I remember this email. Is your girlfriend Lael (who went to France last summer but didn’t find time to get here)?
I don’t know anything about GR12. Yes it must be flat except in the Ardennes (low altitude mountains where SSEC took place in 2011) between Belgium and France. You might have long flat rides in crop fields. I think you’d better go straight to the south, for an example following GR14 and then GR7. You’d travel in the wineyards of Bourgogne and Beaujolais before really entering Massif Central near Saint Etienne. There’s a long climb to go up to the crests of Pilat (alternatives to unridable GR7 from Saint Chamond to the top are possible, I can tell you on request) and there it’s perfectly ridable. It never goes under 1000m altitude for more than 150km. From there it’s possible to go down to my village by wonderful technical singletracks.
Another general alternative would be to join Luxembourg and then folow the GR5. You’d have a non-stop mountain ride to the Mediterranean Sea ! You can follow the top line of the Vosges (sandstone) that culminates 1430m, drop down to Belfort and climb just in front to top line of Jura (limestone) that culminates around 1700m, have another drop to Genève and then enter the Alps to the Mediterranean or not. And if you want to visit me, you’ll just have to cross the Rhône.
According to me, the best places for ATB riding in France are under a line that goes from Strasbourg to Bordeaux (+ Britanny) but this requires much time if you have to come from Amsterdam. Maybe you won’t have enough time to go so much southward. But I’d be glad to welcome you at home. Just let me know.

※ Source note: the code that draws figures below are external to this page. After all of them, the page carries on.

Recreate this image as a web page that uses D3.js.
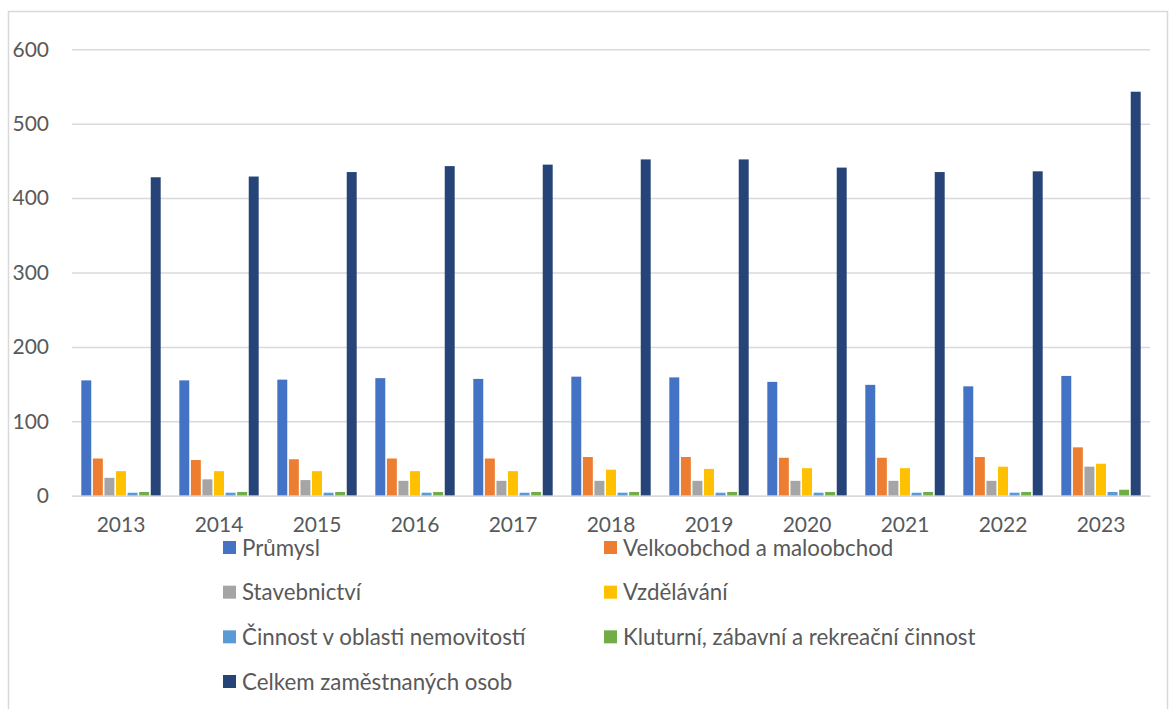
<!DOCTYPE html>
<html>
<head>
<meta charset="utf-8">
<script src="https://cdn.jsdelivr.net/npm/d3@7/dist/d3.min.js"></script>
<style>
  html, body { margin: 0; padding: 0; background: #fff; }
  svg { display: block; }
  text { font-family: "Lato", "Noto Sans", sans-serif; fill: #595959; }
</style>
</head>
<body>
<svg id="chart" width="1170" height="709"></svg>
<script>
const years = ["2013","2014","2015","2016","2017","2018","2019","2020","2021","2022","2023"];
const seriesNames = ["Průmysl","Velkoobchod a maloobchod","Stavebnictví","Vzdělávání","Činnost v oblasti nemovitostí","Kluturní, zábavní a rekreační činnost","Celkem zaměstnaných osob"];
const prumysl    = [155,155,156,158,157,160,159,153,149,147,161];
const obchod     = [50,48,49,50,50,52,52,51,51,52,65];
const stavebnictvi = [24,22,21,20,20,20,20,20,20,20,39];
const vzdelavani = [33,33,33,33,33,35,36,37,37,39,43];
const nemovitosti = [4,4,4,4,4,4,4,4,4,4,5];
const kultura    = [5,5,5,5,5,5,5,5,5,5,8];
const celkem     = [428,429,435,443,445,452,452,441,435,436,543];
const yTicks = [0,100,200,300,400,500,600];
const colors = ["#4472C4","#ED7D31","#A5A5A5","#FFC000","#5B9BD5","#70AD47","#264478"];

const seriesValues = [prumysl, obchod, stavebnictvi, vzdelavani, nemovitosti, kultura, celkem];

const svg = d3.select("#chart");

// chart frame
svg.append("rect")
  .attr("x", 8.5).attr("y", 11.5)
  .attr("width", 1159).attr("height", 720)
  .attr("fill", "none").attr("stroke", "#d9d9d9").attr("stroke-width", 1.5);

const x0 = d3.scaleBand().domain(years).range([72, 1150]).paddingInner(0.19).paddingOuter(0.095);
const x1 = d3.scaleBand().domain(d3.range(seriesNames.length)).range([0, x0.bandwidth()]).paddingInner(0.14);
const y = d3.scaleLinear().domain([0, 600]).range([495.7, 49.3]);

// gridlines
const yAxis = d3.axisLeft(y).tickValues(yTicks).tickSize(-(1150 - 72)).tickPadding(23);
const gy = svg.append("g").attr("transform", "translate(72,0)").call(yAxis);
gy.select(".domain").remove();
gy.selectAll(".tick line").attr("stroke", "#d9d9d9").attr("stroke-width", 1.5);
gy.selectAll(".tick text").attr("font-size", 21).attr("fill", "#595959")
  .style("font-family", "Lato, 'Noto Sans', sans-serif");

// bars
const groups = svg.append("g").selectAll("g")
  .data(years).join("g")
  .attr("transform", d => `translate(${x0(d)},0)`);

groups.selectAll("rect")
  .data((d, i) => seriesValues.map((vals, s) => ({ s, v: vals[i] })))
  .join("rect")
  .attr("x", d => x1(d.s))
  .attr("width", x1.bandwidth())
  .attr("y", d => y(d.v))
  .attr("height", d => y(0) - y(d.v))
  .attr("fill", d => colors[d.s]);

// x axis
const xAxis = d3.axisBottom(x0).tickSize(0).tickPadding(21);
const gx = svg.append("g").attr("transform", `translate(0,${y(0)})`).call(xAxis);
gx.select(".domain").attr("stroke", "#d9d9d9").attr("stroke-width", 1.5);
gx.selectAll(".tick text").attr("font-size", 21).attr("fill", "#595959")
  .style("font-family", "Lato, 'Noto Sans', sans-serif");

// legend
const legendCols = [223, 604];
const legendRowY = d3.scaleLinear().domain([0, 3]).range([548, 682]);
const legend = svg.append("g").selectAll("g")
  .data(seriesNames).join("g")
  .attr("transform", (d, i) => `translate(${legendCols[i % 2]},${legendRowY(Math.floor(i / 2))})`);
legend.append("rect")
  .attr("x", 0).attr("y", -7).attr("width", 13).attr("height", 13)
  .attr("fill", (d, i) => colors[i]);
legend.append("text")
  .attr("x", 19).attr("y", 0).attr("dy", "0.35em")
  .attr("font-size", 22.3)
  .text(d => d);
</script>
</body>
</html>
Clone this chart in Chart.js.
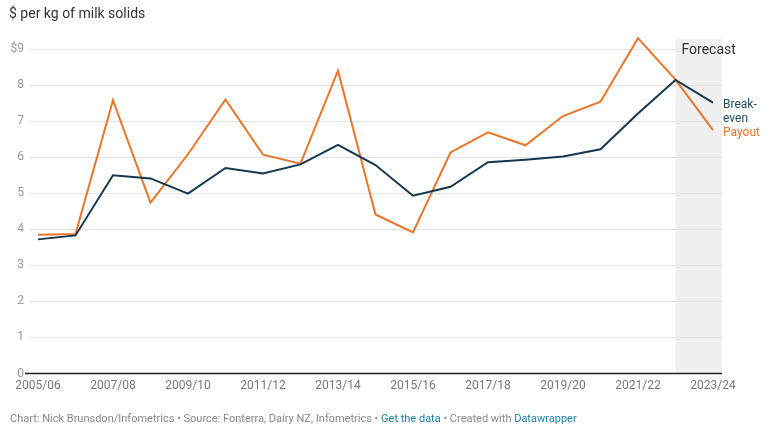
<!DOCTYPE html>
<html>
<head>
<meta charset="utf-8">
<script src="https://cdn.jsdelivr.net/npm/chart.js@4.4.1/dist/chart.umd.min.js"></script>
<style>
html, body { margin: 0; padding: 0; background: #fff; }
#wrap { position: relative; width: 777px; height: 429px; overflow: hidden; font-family: Roboto, sans-serif; }
#title { position: absolute; left: 9px; top: 5px; font-size: 14px; color: #333; }
#foot { position: absolute; left: 10px; top: 412px; font-size: 11px; color: #888; white-space: nowrap; }
#foot a { color: #1d81a2; text-decoration: none; }
canvas { position: absolute; left: 0; top: 0; }
</style>
</head>
<body>
<div id="wrap">
  <canvas id="myChart" width="777" height="429"></canvas>
  <div id="title">$ per kg of milk solids</div>
  <div id="foot">Chart: Nick Brunsdon/Infometrics • Source: Fonterra, Dairy NZ, Infometrics • <a>Get the data</a> • Created with <a>Datawrapper</a></div>
</div>
<script>
// 年度（横軸）
const seasons = ['2005/06','2006/07','2007/08','2008/09','2009/10','2010/11','2011/12','2012/13','2013/14','2014/15',
  '2015/16','2016/17','2017/18','2018/19','2019/20','2020/21','2021/22','2022/23','2023/24'];

// 乳価（Payout）
const payout = [3.85, 3.87, 7.58, 4.74, 6.08, 7.60, 6.07, 5.82, 8.40, 4.41,
  3.91, 6.13, 6.69, 6.33, 7.14, 7.54, 9.30, 8.15, 6.75];

// 損益分岐点（Break-even）
const breakeven = [3.72, 3.83, 5.50, 5.41, 4.99, 5.70, 5.55, 5.80, 6.34, 5.78,
  4.93, 5.18, 5.86, 5.93, 6.02, 6.22, 7.21, 8.14, 7.51];

// 縦軸の目盛
const yTicks = [0, 1, 2, 3, 4, 5, 6, 7, 8, 9];

// 予測の始まり
const forecastFrom = 17;

const blue = '#15374f';
const orange = '#e8762a';

const toXY = (arr) => arr.map((v, i) => ({ x: i, y: v }));

// 予測ゾーンと軸線、ラベル
const extras = {
  id: 'extras',
  beforeDraw(chart) {
    const ctx = chart.ctx;
    const x = chart.scales.x;
    const area = chart.chartArea;
    const left = x.getPixelForValue(forecastFrom);
    ctx.save();
    ctx.fillStyle = '#f0f0f0';
    ctx.fillRect(left, area.top - 10, area.right - left, area.bottom - area.top + 10);
    ctx.restore();
  },
  afterDatasetsDraw(chart) {
    const ctx = chart.ctx;
    const x = chart.scales.x;
    const y = chart.scales.y;
    const area = chart.chartArea;
    ctx.save();
    // 0の線
    ctx.strokeStyle = '#222';
    ctx.lineWidth = 1.5;
    ctx.beginPath();
    ctx.moveTo(25, y.getPixelForValue(0));
    ctx.lineTo(area.right, y.getPixelForValue(0));
    ctx.stroke();

    ctx.textBaseline = 'middle';
    ctx.font = '14px Roboto';
    ctx.fillStyle = '#333';
    ctx.fillText('Forecast', x.getPixelForValue(forecastFrom) + 6, y.getPixelForValue(9) + 1);

    const lx = area.right + 1;
    ctx.font = '12px Roboto';
    ctx.fillStyle = '#1f4a6a';
    ctx.fillText('Break-', lx, 105);
    ctx.fillText('even', lx, 119);
    ctx.fillStyle = orange;
    ctx.fillText('Payout', lx, 133);
    ctx.restore();
  }
};

new Chart(document.getElementById('myChart'), {
  type: 'line',
  data: {
    datasets: [
      { label: 'Break-even', data: toXY(breakeven), borderColor: blue, borderWidth: 2, pointRadius: 0, tension: 0, clip: false, order: 1 },
      { label: 'Payout', data: toXY(payout), borderColor: orange, borderWidth: 2, pointRadius: 0, tension: 0, clip: false, order: 2 }
    ]
  },
  options: {
    responsive: false,
    animation: false,
    layout: { padding: { top: 49, right: 55, left: 0, bottom: 0 } },
    plugins: { legend: { display: false }, tooltip: { enabled: false } },
    scales: {
      x: {
        type: 'linear',
        min: -0.213,
        max: 18.24,
        grid: { display: false, drawTicks: false },
        border: { display: false },
        afterBuildTicks: (scale) => {
          scale.ticks = seasons.map((s, i) => i).filter(i => i % 2 === 0).map(v => ({ value: v }));
        },
        afterFit: (scale) => { scale.height = 55.5; },
        ticks: {
          padding: 5,
          color: '#777',
          font: { family: 'Roboto', size: 12 },
          maxRotation: 0,
          autoSkip: false,
          callback: (v) => seasons[v]
        }
      },
      y: {
        min: 0,
        max: 9,
        afterBuildTicks: (scale) => { scale.ticks = yTicks.map(v => ({ value: v })); },
        afterFit: (scale) => { scale.width = 30; },
        grid: { color: '#e3e3e3', drawTicks: false },
        border: { display: false },
        ticks: {
          padding: 6,
          color: '#999',
          font: { family: 'Roboto', size: 12 },
          callback: (v) => v === 9 ? '$9' : v
        }
      }
    }
  },
  plugins: [extras]
});
</script>
</body>
</html>
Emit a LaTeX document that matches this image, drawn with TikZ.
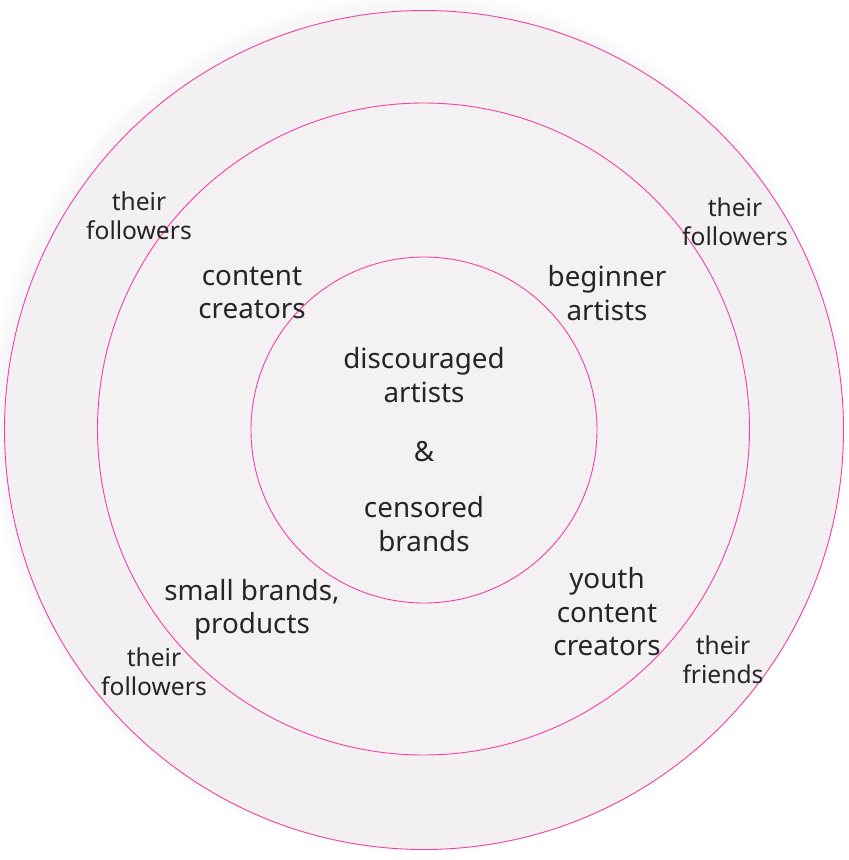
\documentclass[tikz,border=0pt]{standalone}
\usepackage{fontspec}
\setmainfont{Noto Sans}
\definecolor{ringpink}{RGB}{244,64,160}
\definecolor{diskfill}{RGB}{243,240,242}
\definecolor{labeltext}{RGB}{38,36,38}
\begin{document}
\begin{tikzpicture}[x=1pt,y=-1pt,
  ring/.style={draw=ringpink,line width=0.9pt},
  inlabel/.style={text=labeltext,align=center,inner sep=0pt,
    font=\fontsize{27.8}{33.5}\selectfont},
  outlabel/.style={text=labeltext,align=center,inner sep=0pt,
    font=\fontsize{24.6}{29.5}\selectfont}]
\useasboundingbox (0,0) rectangle (849,860);
% soft halo around the outer disk
\foreach \r/\o in {431/0.10,428/0.12,425/0.14,422/0.16,419/0.2}
  \fill[diskfill,opacity=\o] (418,423) circle (\r);
\fill[diskfill] (424,430) circle (419.5);
\fill[diskfill!85!white,opacity=0.5] (424,430) circle (330);
% rings
\draw[ring] (424,430) circle (419.5);
\draw[ring] (423.5,429) circle (326);
\draw[ring] (424,430) circle (173);
% labels
\node[inlabel] (core1) at (424,375) {discouraged\\artists};
\node[inlabel] (amp) at (424,452) {\&};
\node[inlabel] (core2) at (424,524) {censored\\brands};
\node[inlabel] (cc) at (252,293) {content\\creators};
\node[inlabel] (ba) at (607,293) {beginner\\artists};
\node[inlabel] (sb) at (252,610) {small brands,\\products};
\node[inlabel] (ycc) at (607,612) {youth\\content\\creators};
\node[outlabel] (tf1) at (139,216) {their\\followers};
\node[outlabel] (tf2) at (735,222) {their\\followers};
\node[outlabel] (tf3) at (154,672) {their\\followers};
\node[outlabel] (tfr) at (723,660) {their\\friends};
\end{tikzpicture}
\end{document}
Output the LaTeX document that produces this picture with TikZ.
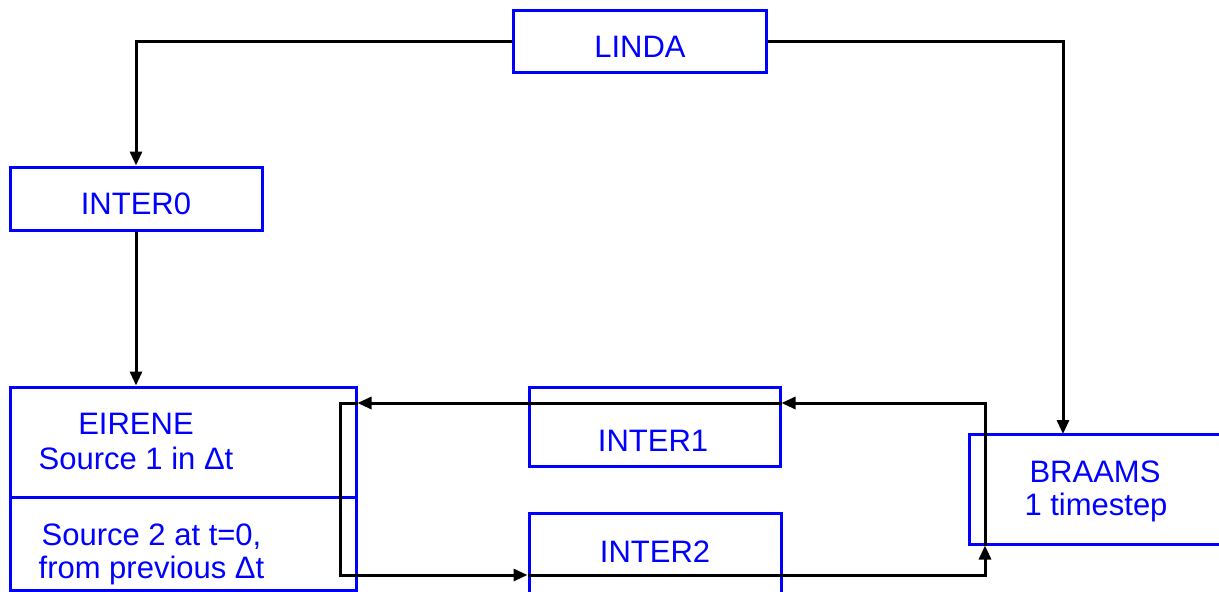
\documentclass[tikz,border=0pt]{standalone}
\usepackage{fontspec}
\setmainfont{Liberation Sans}
\usetikzlibrary{arrows.meta}
\definecolor{bblue}{RGB}{0,0,255}
\begin{document}
\begin{tikzpicture}[x=1pt,y=-1pt,
  box/.style={draw=bblue, line width=3pt, rectangle, inner sep=0pt},
  lbl/.style={text=bblue, font=\fontsize{31}{34}\selectfont, anchor=base, inner sep=0pt},
  conn/.style={line width=3pt},
  arr/.style={conn, -{Triangle[length=14pt,width=12pt]}}]
\clip (0,0) rectangle (1219,592);
\fill[white] (0,0) rectangle (1219,592);
% boxes
\node[box, minimum width=253pt, minimum height=62pt] (linda) at (639.5,41.5) {};
\node[box, minimum width=252pt, minimum height=63pt] (inter0) at (136,198.5) {};
\node[box, minimum width=346pt, minimum height=203pt] (eirene) at (183,488.5) {};
\node[box, minimum width=251pt, minimum height=79pt] (inter1) at (654.5,426.5) {};
\node[box, minimum width=252pt, minimum height=83pt] (inter2) at (655,554.5) {};
\node[box, minimum width=252pt, minimum height=110pt] (braams) at (1095,489) {};
\coordinate (divy) at (0,497);
\draw[bblue, line width=3pt] (eirene.west |- divy) -- (eirene.east |- divy);
% labels
\node[lbl] (tlinda) at (640,57) {LINDA};
\node[lbl] (tinter0) at (136,214) {INTER0};
\node[lbl] (teirene) at (136,434) {EIRENE};
\node[lbl] (tsrc1) at (136,469) {Source 1 in Δt};
\node[lbl] (tsrc2) at (151.5,545) {Source 2 at t=0,};
\node[lbl] (tprev) at (151.5,578) {from previous Δt};
\node[lbl] (tinter1) at (653,451) {INTER1};
\node[lbl] (tinter2) at (655,562) {INTER2};
\node[lbl] (tbraams) at (1095,482) {BRAAMS};
\node[lbl] (tstep) at (1096,515) {1 timestep};
% connectors
\coordinate (bin) at (1063,434);
\coordinate (tr) at (985,403);
\coordinate (tl) at (340,403);
\coordinate (bl) at (340,575);
\coordinate (br) at (985,575);
\draw[arr] (linda.west) -| (inter0.north);
\draw[arr] (linda.east) -| (bin);
\draw[arr] (inter0.south) -- (inter0.south |- eirene.north);
\draw[arr] (braams.south -| tr) -- (tr) -- (inter1.east |- tr);
\draw[arr] (inter1.east |- tr) -- (eirene.east |- tr);
\draw[arr] (eirene.east |- tr) -- (tl) -- (bl) -- (inter2.west |- bl);
\draw[arr] (inter2.west |- bl) -- (br) -- (braams.south -| br);
\end{tikzpicture}
\end{document}
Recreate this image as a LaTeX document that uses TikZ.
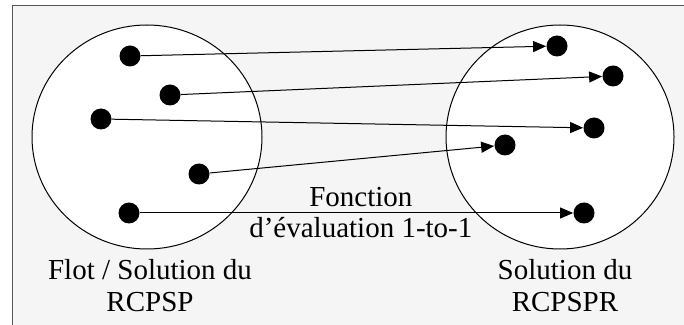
\documentclass[tikz,border=0pt]{standalone}
\usepackage{fontspec}
\setmainfont{Liberation Serif}
\usepackage{xcolor}
\usepackage{tikz}
\usetikzlibrary{arrows.meta,positioning}
\definecolor{cadregris}{HTML}{555555}
\definecolor{fondgris}{HTML}{F5F5F5}

\begin{document}
\begin{tikzpicture}[
    x=0.5pt,y=-0.5pt,
    ens/.style  = {draw=black,fill=white,line width=0.5pt},
    pt/.style   = {circle,fill=black,inner sep=0pt,minimum size=10.5pt},
    fl/.style   = {-{Triangle[length=6.5pt,width=5.5pt]},line width=0.5pt},
    et/.style   = {font=\fontsize{14.5}{16}\selectfont,align=center},
  ]
  \useasboundingbox (0,0) rectangle (684,325);

  % Cadre et fond
  \fill[white] (0,0) rectangle (684,325);
  \fill[fondgris] (12.5,5.5) rectangle (684,325);
  \draw[cadregris,line width=0.9pt] (12.5,325) -- (12.5,5.5) -- (684,5.5);

  % Ensembles
  \draw[ens] (147,137) ellipse [x radius=115,y radius=112];
  \draw[ens] (560,137) ellipse [x radius=114,y radius=112];

  % Points de départ
  \node[pt] (l1) at (130,56)  {};
  \node[pt] (l2) at (170,95)  {};
  \node[pt] (l3) at (101,119) {};
  \node[pt] (l4) at (199,174) {};
  \node[pt] (l5) at (129,213) {};

  % Points d'arrivée
  \node[pt] (r1) at (557,46)  {};
  \node[pt] (r2) at (613,76)  {};
  \node[pt] (r3) at (594,128) {};
  \node[pt] (r4) at (505,145) {};
  \node[pt] (r5) at (584,213) {};

  % Correspondances
  \draw[fl] (l1) -- (r1);
  \draw[fl] (l2) -- (r2);
  \draw[fl] (l3) -- (r3);
  \draw[fl] (l4) -- (r4);
  \draw[fl] (l5) -- (r5)
    node[et,pos=0.51,above,inner sep=3pt] (fonc) {Fonction}
    node[et,pos=0.51,below,inner sep=2pt] (eval) {d’évaluation 1-to-1};

  % Légendes
  \node[et] (legg) at (150,286) {Flot / Solution du\\RCPSP};
  \node[et] (legd) at (565,286) {Solution du\\RCPSPR};

\end{tikzpicture}
\end{document}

Yes, Lael is my girlfriend and we will both be riding this summer. We will be riding from Amsterdam, and do not mind several days or weeks of travel to reach more interesting trails. We hope to connect each local destination with small lanes, unpaved routes, and singletrack trails. Thus far, your experience has been very helpful. I will do some research and will likely contact you again once I have gained some greater perspective. Thanks!